Kisahnya tentang Joey (Taylor Russel) yang mengalami trauma dari pengalaman mematikan dalam gim sebelumnya (aku belum nonton Escape Room). Berkonsultasi sama psikiater, menjelaskan betapa pikiran itu mengganggu. Bagi palu, semua barang adalah paku. Dan saran mengikuti kode koordinat ke New York. Bersama sobatnya yang juga trauma, mereka berdua adalah pemenang gim sebelumnya, Ben Miller (Logan Miller) melakukan perjalanan darat. Dalam hotel, kita menyaksi adegan mimpi yang luar biasa seram.
Saat sampai di titik koordinat, tak menemukan apapun yang mungkin bisa jadi klu. Ya, ketakutan terbesar adalah apa yang mungkin ia temukan. Disapa seorang junkies, menawarkan bantuan yang malah berakhir dengan penjambretan. Kalung antah itu dibawa kabur. Dikejar dengan segenap tenaga, seru lihat kejar-kejaran di kota ramai, membayangkan pembuatannya yang harus mengantur orang-orang, pelarian itu hingga masuk dalam kereta subway, sang penjambret berhasil lolos. Justru mereka terjebak dalam kereta yang melaju. Rencana turun di stasiun terdekat dan balik, tapi tak sesederhana itu. Hufh… dalam gerbong yang sunyi, hanya terdiri empat penumpang lain, kereta melaju dengan aneh sebab gerbong terpisah otomatis, lantas rute dibelokkan. Saat kereta berhenti mendadak, semua terkunci, lantas tersadar bahwa mereka berenam kini kembali masuk dalam permainan mematikan Minos.

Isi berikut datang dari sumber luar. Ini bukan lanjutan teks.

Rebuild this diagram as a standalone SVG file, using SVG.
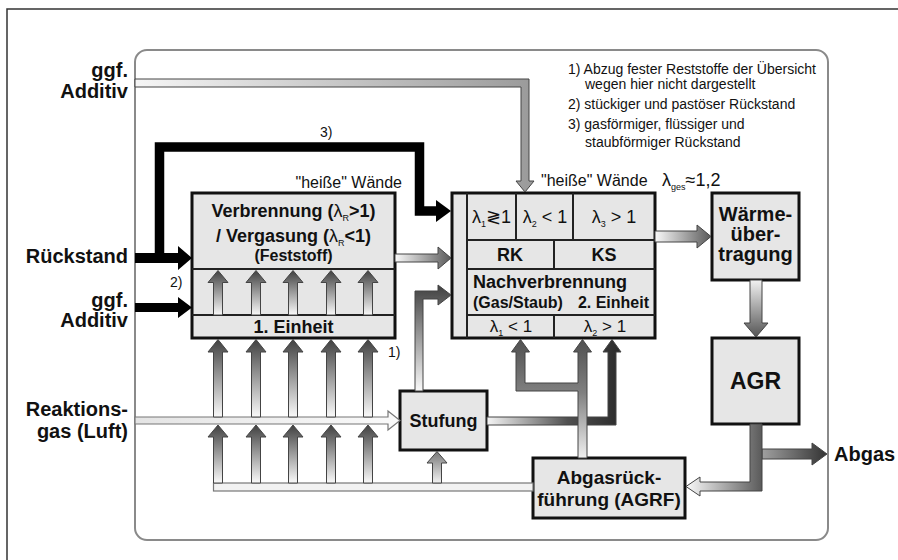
<svg xmlns="http://www.w3.org/2000/svg" width="898" height="560" viewBox="0 0 898 560">
<style>
text{font-family:"Liberation Sans",Arial,"DejaVu Sans",sans-serif;fill:#111}
.b{font-weight:bold}
.lam{font-weight:normal}
.box{fill:#e6e6e6;stroke:#111;stroke-width:3}
.div{stroke:#222;stroke-width:2}
.ga{stroke:#444;stroke-width:1}
.hol{stroke:#777;stroke-width:1.2}
.leg{font-size:14px}
</style>
<defs>
<linearGradient id="gR" x1="0" y1="0" x2="1" y2="0"><stop offset="0" stop-color="#fafafa"/><stop offset="1" stop-color="#5a5a5a"/></linearGradient>
<linearGradient id="gR2" x1="0" y1="0" x2="1" y2="0"><stop offset="0" stop-color="#f6f6f6"/><stop offset="1" stop-color="#9a9a9a"/></linearGradient>
<linearGradient id="gUp" x1="0" y1="0" x2="0" y2="1"><stop offset="0" stop-color="#404040"/><stop offset="1" stop-color="#fafafa"/></linearGradient>
<linearGradient id="gUpL" x1="0" y1="0" x2="0" y2="1"><stop offset="0" stop-color="#777"/><stop offset="1" stop-color="#f2f2f2"/></linearGradient>
<linearGradient id="gDown" x1="0" y1="0" x2="0" y2="1"><stop offset="0" stop-color="#f2f2f2"/><stop offset="1" stop-color="#555"/></linearGradient>
<linearGradient id="gAG" x1="0" y1="0" x2="0" y2="1"><stop offset="0" stop-color="#505050"/><stop offset="0.45" stop-color="#808080"/><stop offset="1" stop-color="#f0f0f0"/></linearGradient>
<linearGradient id="gSt" x1="0" y1="0" x2="1" y2="0"><stop offset="0" stop-color="#f5f5f5"/><stop offset="0.6" stop-color="#505050"/><stop offset="1" stop-color="#2a2a2a"/></linearGradient>
<linearGradient id="gAbg" x1="0" y1="0" x2="1" y2="0"><stop offset="0" stop-color="#a0a0a0"/><stop offset="1" stop-color="#333"/></linearGradient>
<linearGradient id="gRG" x1="0" y1="0" x2="1" y2="0"><stop offset="0" stop-color="#e4e4e4"/><stop offset="1" stop-color="#fafafa"/></linearGradient>
</defs>

<g id="frame">
<path d="M7,560 V9 H898" fill="none" stroke="#333" stroke-width="1.5"/>
<rect x="135" y="50" width="693" height="490" rx="12" fill="none" stroke="#8a8a8a" stroke-width="2"/>
</g>

<g id="labels">
<text class="b" font-size="20" x="128" y="77" text-anchor="end">ggf.</text>
<text class="b" font-size="20" x="128" y="98" text-anchor="end">Additiv</text>
<text class="b" font-size="20" x="128" y="263" text-anchor="end">Rückstand</text>
<text class="b" font-size="20" x="128" y="307" text-anchor="end">ggf.</text>
<text class="b" font-size="20" x="128" y="327" text-anchor="end">Additiv</text>
<text class="b" font-size="20" x="128" y="416" text-anchor="end">Reaktions-</text>
<text class="b" font-size="20" x="128" y="438" text-anchor="end">gas (Luft)</text>
<text class="b" font-size="20" x="834" y="461">Abgas</text>
<text font-size="14" x="320" y="137">3)</text>
<text font-size="14" x="170" y="287">2)</text>
<text font-size="14" x="388" y="357">1)</text>
<text font-size="16" x="402" y="188" text-anchor="end">"heiße" Wände</text>
<text font-size="16" x="541" y="186">"heiße" Wände</text>
<text font-size="18" x="662" y="186">λ<tspan font-size="9" dy="4">ges</tspan><tspan dy="-4">≈1,2</tspan></text>
<text class="leg" x="568" y="74">1) Abzug fester Reststoffe der Übersicht</text>
<text class="leg" x="585" y="89">wegen hier nicht dargestellt</text>
<text class="leg" x="568" y="109">2) stückiger und pastöser Rückstand</text>
<text class="leg" x="568" y="129">3) gasförmiger, flüssiger und</text>
<text class="leg" x="585" y="147">staubförmiger Rückstand</text>
</g>

<g id="einheit1">
<rect class="box" x="192" y="193" width="203" height="145"/>
<line class="div" x1="192" y1="269" x2="395" y2="269"/>
<line class="div" x1="192" y1="315" x2="395" y2="315"/>
<text class="b" font-size="18" x="293.5" y="217" text-anchor="middle">Verbrennung (<tspan class="lam">λ</tspan><tspan class="lam" font-size="9" dy="4">R</tspan><tspan dy="-4">&gt;1)</tspan></text>
<text class="b" font-size="18" x="293.5" y="242" text-anchor="middle">/ Vergasung (<tspan class="lam">λ</tspan><tspan class="lam" font-size="9" dy="4">R</tspan><tspan dy="-4">&lt;1)</tspan></text>
<text class="b" font-size="16" x="293.5" y="261" text-anchor="middle">(Feststoff)</text>
<text class="b" font-size="18" x="293.5" y="333" text-anchor="middle">1. Einheit</text>
</g>

<g id="einheit2">
<rect class="box" x="452" y="193" width="203" height="145"/>
<line class="div" x1="467" y1="193" x2="467" y2="338"/>
<line class="div" x1="467" y1="240" x2="655" y2="240"/>
<line class="div" x1="467" y1="269" x2="655" y2="269"/>
<line class="div" x1="467" y1="315" x2="655" y2="315"/>
<line class="div" x1="516" y1="193" x2="516" y2="240"/>
<line class="div" x1="573" y1="193" x2="573" y2="240"/>
<line class="div" x1="554" y1="240" x2="554" y2="269"/>
<line class="div" x1="554" y1="315" x2="554" y2="338"/>
<text font-size="18" x="491.5" y="223" text-anchor="middle">λ<tspan font-size="9" dy="4">1</tspan><tspan dy="-4">≷1</tspan></text>
<text font-size="18" x="545" y="223" text-anchor="middle">λ<tspan font-size="9" dy="4">2</tspan><tspan dy="-4"> &lt; 1</tspan></text>
<text font-size="18" x="614" y="223" text-anchor="middle">λ<tspan font-size="9" dy="4">3</tspan><tspan dy="-4"> &gt; 1</tspan></text>
<text class="b" font-size="18" x="510" y="261" text-anchor="middle">RK</text>
<text class="b" font-size="18" x="604" y="261" text-anchor="middle">KS</text>
<text class="b" font-size="18" x="473" y="288">Nachverbrennung</text>
<text class="b" font-size="16" x="473" y="308">(Gas/Staub)</text>
<text class="b" font-size="16" x="649" y="308" text-anchor="end">2. Einheit</text>
<text font-size="17" x="511" y="332" text-anchor="middle">λ<tspan font-size="9" dy="4">1</tspan><tspan dy="-4"> &lt; 1</tspan></text>
<text font-size="17" x="605" y="332" text-anchor="middle">λ<tspan font-size="9" dy="4">2</tspan><tspan dy="-4"> &gt; 1</tspan></text>
</g>

<g id="waerme">
<rect class="box" x="712" y="193" width="87" height="87"/>
<text class="b" font-size="20" x="755.5" y="221" text-anchor="middle">Wärme-</text>
<text class="b" font-size="20" x="755.5" y="241" text-anchor="middle">über-</text>
<text class="b" font-size="20" x="755.5" y="261" text-anchor="middle">tragung</text>
</g>

<g id="agr">
<rect class="box" x="712" y="338" width="87" height="86"/>
<text class="b" font-size="23" x="755.5" y="389" text-anchor="middle">AGR</text>
</g>

<g id="stufung">
<rect class="box" x="400" y="391" width="87" height="59"/>
<text class="b" font-size="18" x="443.5" y="427" text-anchor="middle">Stufung</text>
</g>

<g id="agrf">
<rect class="box" x="533" y="458" width="152" height="60"/>
<text class="b" font-size="19" x="609" y="484" text-anchor="middle">Abgasrück-</text>
<text class="b" font-size="19" x="609" y="506" text-anchor="middle">führung (AGRF)</text>
</g>

<g id="connectors">
<polygon class="ga" fill="url(#gR2)" points="135,79 529,79 529,181 534,181 525,192 516,181 521,181 521,87 135,87"/>
<path d="M159.5,256 V147 H419.5 V211 H438" fill="none" stroke="#000" stroke-width="9.5" stroke-linejoin="miter"/>
<polygon fill="#000" points="436,200 451,211 436,222"/>
<polygon fill="#000" points="135,253 178,253 178,246 192,258 178,270 178,263 135,263"/>
<polygon fill="#000" points="135,303 178,303 178,297 192,307.5 178,318 178,312 135,312"/>
<polygon class="ga" fill="url(#gR)" points="395,254 438,254 438,247 451,258 438,269 438,262 395,262"/>
<polygon class="ga" fill="url(#gR)" points="655,231 697,231 697,225 711,236.5 697,248 697,242 655,242"/>
<polygon class="ga" fill="url(#gDown)" points="750,280 762,280 762,323 768,323 756,337 744,323 750,323"/>
<polygon class="ga" fill="url(#gAbg)" points="762,449 812,449 812,443 827,454 812,465 812,459 762,459"/>
<polygon class="ga" fill="url(#gR)" points="750,424 762,424 762,491 700,491 700,496 686,486.5 700,477 700,482 750,482"/>
<polygon class="hol" fill="url(#gRG)" points="135,417 388,417 388,411 400,420.5 388,430 388,424 135,424"/>
<rect class="hol" fill="#f2f2f2" x="213.5" y="483" width="319.5" height="8"/>
<polygon class="ga" fill="url(#gUp)" points="213.5,315 213.5,282.5 208,282.5 218,270.5 228,282.5 222.5,282.5 222.5,315"/>
<polygon class="ga" fill="url(#gUp)" points="251.5,315 251.5,282.5 246,282.5 256,270.5 266,282.5 260.5,282.5 260.5,315"/>
<polygon class="ga" fill="url(#gUp)" points="288.5,315 288.5,282.5 283,282.5 293,270.5 303,282.5 297.5,282.5 297.5,315"/>
<polygon class="ga" fill="url(#gUp)" points="326.5,315 326.5,282.5 321,282.5 331,270.5 341,282.5 335.5,282.5 335.5,315"/>
<polygon class="ga" fill="url(#gUp)" points="363.5,315 363.5,282.5 358,282.5 368,270.5 378,282.5 372.5,282.5 372.5,315"/>
<polygon class="ga" fill="url(#gUp)" points="213.5,417 213.5,352 208,352 218,339.5 228,352 222.5,352 222.5,417"/>
<polygon class="ga" fill="url(#gUp)" points="251.5,417 251.5,352 246,352 256,339.5 266,352 260.5,352 260.5,417"/>
<polygon class="ga" fill="url(#gUp)" points="288.5,417 288.5,352 283,352 293,339.5 303,352 297.5,352 297.5,417"/>
<polygon class="ga" fill="url(#gUp)" points="326.5,417 326.5,352 321,352 331,339.5 341,352 335.5,352 335.5,417"/>
<polygon class="ga" fill="url(#gUp)" points="363.5,417 363.5,352 358,352 368,339.5 378,352 372.5,352 372.5,417"/>
<polygon class="ga" fill="url(#gUp)" points="213.5,483 213.5,437 208,437 218,425 228,437 222.5,437 222.5,483"/>
<polygon class="ga" fill="url(#gUp)" points="251.5,483 251.5,437 246,437 256,425 266,437 260.5,437 260.5,483"/>
<polygon class="ga" fill="url(#gUp)" points="288.5,483 288.5,437 283,437 293,425 303,437 297.5,437 297.5,483"/>
<polygon class="ga" fill="url(#gUp)" points="326.5,483 326.5,437 321,437 331,425 341,437 335.5,437 335.5,483"/>
<polygon class="ga" fill="url(#gUp)" points="363.5,483 363.5,437 358,437 368,425 378,437 372.5,437 372.5,483"/>
<polygon class="ga" fill="url(#gUpL)" points="432.5,483 432.5,463 427,463 437,451.5 447,463 441.5,463 441.5,483"/>
<polygon class="ga" fill="url(#gUp)" points="415,391 415,291 438,291 438,285 451,295 438,305 438,299 423,299 423,391"/>
<polygon class="ga" fill="url(#gSt)" points="487,417 608,417 608,352 603,352 612,339.5 621,352 616,352 616,425 487,425"/>
<polygon class="ga" fill="url(#gAG)" points="578,458 578,391 516,391 516,352 511.5,352 520.5,339.5 529.5,352 525,352 525,383 578,383 578,352 573.5,352 582.5,339.5 591.5,352 587,352 587,458"/>
</g>
</svg>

Mereka adalah para pemenang dari gim sebelumnya. Empat pemain terdiri atas: Joey dan Ben, Rachel (Holland Roden), Brianna (Indya Moore), Nathan (Thomas Cocquerel), dan Theo (Carlito Olivero). Melawan trauma, dipaksa kembali melakoni gim mematikan secara mendadak lagi, jelas pada tidak siap. Namun tak ada pilihan lain, mereka harus gerak, atau mati. Bekerja keras mencari petunjuk, sebab besi kini dialiri listrik. Klu ada di papan iklan, dari kesalahan eja/salah ketik di antaranya, dari susunan 26 huruf, dst-nya.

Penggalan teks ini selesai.